O modelo se baseou em três objetivos principais: universalização dos serviços, maximização do preço de venda (em razão das dificuldades de caixa do governo, que ainda persistem) e competição. Foi prevista ainda a criação de uma agência reguladora, a Anatel (Agência Nacional de Telecomunicações).
Há críticas à atuação da Anatel, ameaças à solidez da competição no setor e dúvidas a respeito do futuro do modelo, mas é certo que os dois primeiros objetivos foram cumpridos.
Para garantir a universalização, foram incluídas metas contratuais de instalação de telefones. A competição seria garantida com as limitações às fusões, e a maximização do preço de venda, com a divisão das áreas de concessão.
Como forma de incentivar a instalação de telefones, o modelo previa um bônus para quem antecipasse o cumprimento das metas contratuais de universalização de 2003 para 2002.
Isso gerou investimentos concentrados das operadoras. O objetivo era se beneficiar da antecipação da possibilidade de competir fora de sua área original de concessão, prestando serviços locais, de longa distância e de ligações internacionais.

Telefonia fixa
Os números são eloquentes também na telefonia fixa. Na época do leilão, existiam 13 milhões de pessoas nas filas do que era chamado então de plano de expansão. Essa era a demanda reprimida, que alavancou o preço das teles e provocou ágio médio de 63,74% em relação ao preço mínimo pedido pelo governo.
Hoje a situação se inverteu. Há 10 milhões de linhas de telefone fixo sobrando.

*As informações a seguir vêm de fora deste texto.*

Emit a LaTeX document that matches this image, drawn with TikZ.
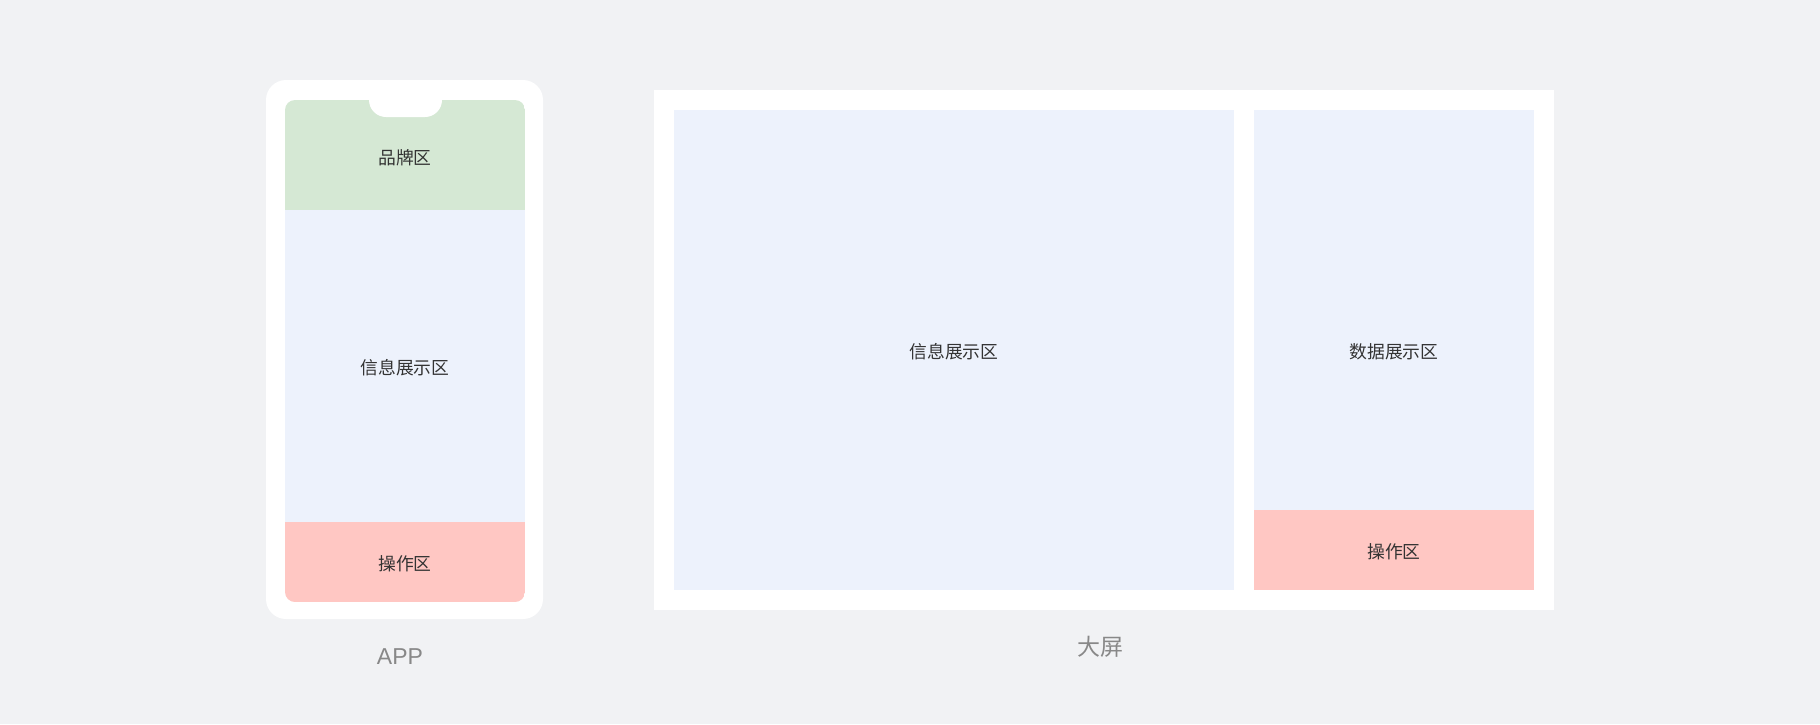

As empresas foram obrigadas por contrato a fornecer telefones a quem pedisse e hoje enfrentam a inadimplência de quem não pode pagar as contas. Em 1998, em São Paulo, 5% das famílias da classe D tinham telefone fixo. Esse percentual subiu para 61% em 2001.
Os últimos números de comparação internacional da Anatel são de 2000. Naquele ano, apesar do aumento do número de telefones em serviço no Brasil, a Argentina continuava a ter, proporcionalmente, mais aparelhos. No Brasil, eram 18 telefones fixos para cada 100 habitantes. Na Argentina, 21.

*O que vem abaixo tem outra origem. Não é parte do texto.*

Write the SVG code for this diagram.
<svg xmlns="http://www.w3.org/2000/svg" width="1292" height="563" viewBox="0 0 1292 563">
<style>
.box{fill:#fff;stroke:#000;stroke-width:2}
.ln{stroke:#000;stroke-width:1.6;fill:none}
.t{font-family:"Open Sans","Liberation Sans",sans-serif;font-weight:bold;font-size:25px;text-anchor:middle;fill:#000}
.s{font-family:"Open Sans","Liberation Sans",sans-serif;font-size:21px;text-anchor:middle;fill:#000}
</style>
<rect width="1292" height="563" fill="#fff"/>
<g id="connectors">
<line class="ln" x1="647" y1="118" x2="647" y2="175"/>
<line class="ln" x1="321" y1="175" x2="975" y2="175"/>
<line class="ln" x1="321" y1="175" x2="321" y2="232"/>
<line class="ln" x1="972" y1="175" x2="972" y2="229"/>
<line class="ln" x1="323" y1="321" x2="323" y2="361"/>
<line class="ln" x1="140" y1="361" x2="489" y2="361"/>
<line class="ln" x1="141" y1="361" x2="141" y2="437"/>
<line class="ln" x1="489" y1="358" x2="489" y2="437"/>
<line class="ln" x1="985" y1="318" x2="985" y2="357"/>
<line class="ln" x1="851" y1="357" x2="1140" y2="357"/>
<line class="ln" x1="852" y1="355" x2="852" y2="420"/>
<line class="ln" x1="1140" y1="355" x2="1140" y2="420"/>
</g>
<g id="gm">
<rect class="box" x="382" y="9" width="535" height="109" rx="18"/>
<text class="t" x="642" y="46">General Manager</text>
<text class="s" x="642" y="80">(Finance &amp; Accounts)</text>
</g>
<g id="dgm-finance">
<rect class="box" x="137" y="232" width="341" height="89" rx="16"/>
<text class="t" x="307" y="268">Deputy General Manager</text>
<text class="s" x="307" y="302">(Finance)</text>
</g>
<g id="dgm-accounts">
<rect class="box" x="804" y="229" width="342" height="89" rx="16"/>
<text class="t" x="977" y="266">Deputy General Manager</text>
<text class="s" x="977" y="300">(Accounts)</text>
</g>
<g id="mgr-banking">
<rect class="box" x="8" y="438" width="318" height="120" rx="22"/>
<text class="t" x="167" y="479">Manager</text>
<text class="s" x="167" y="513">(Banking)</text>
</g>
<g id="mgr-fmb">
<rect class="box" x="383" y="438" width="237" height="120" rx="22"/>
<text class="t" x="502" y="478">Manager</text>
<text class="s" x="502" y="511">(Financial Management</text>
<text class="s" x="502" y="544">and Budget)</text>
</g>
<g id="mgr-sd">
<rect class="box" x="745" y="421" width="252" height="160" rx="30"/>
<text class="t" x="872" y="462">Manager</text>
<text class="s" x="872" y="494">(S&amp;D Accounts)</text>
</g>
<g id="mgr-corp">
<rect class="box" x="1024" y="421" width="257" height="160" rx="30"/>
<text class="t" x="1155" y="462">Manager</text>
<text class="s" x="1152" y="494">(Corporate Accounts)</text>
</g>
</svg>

Além do aumento no número de telefones, os contratos de concessão impuseram metas rigorosas de universalização (instalação de telefones seguindo critérios de localização geográfica e população), que levaram a telefonia fixa até a índios da Amazônia.

Valor
Quanto à maximização do valor, Fernando Xavier, presidente da Telebrás na privatização e atual presidente do grupo Telefônica no Brasil, diz que os investidores avaliaram a Telebrás por US$ 100 bilhões. "O governo vendeu 20% da ações por US$ 20 bilhões, o que significa que, na visão dos investidores, a Telebrás valia cinco vezes esse valor."
De acordo com Xavier, a privatização do Sistema Telebrás foi um sucesso. "Construiu-se em quatro anos o que não havia sido feito em décadas, fez-se o dobro. Não existe paralelo na história mundial."
A privatização significou também, para população de mais baixa renda, a possibilidade de acesso à telefonia fixa. "No sistema anterior, para conseguir um telefone, era preciso financiar a Telebrás, o que significava uma barreira ao acesso", explica Xavier.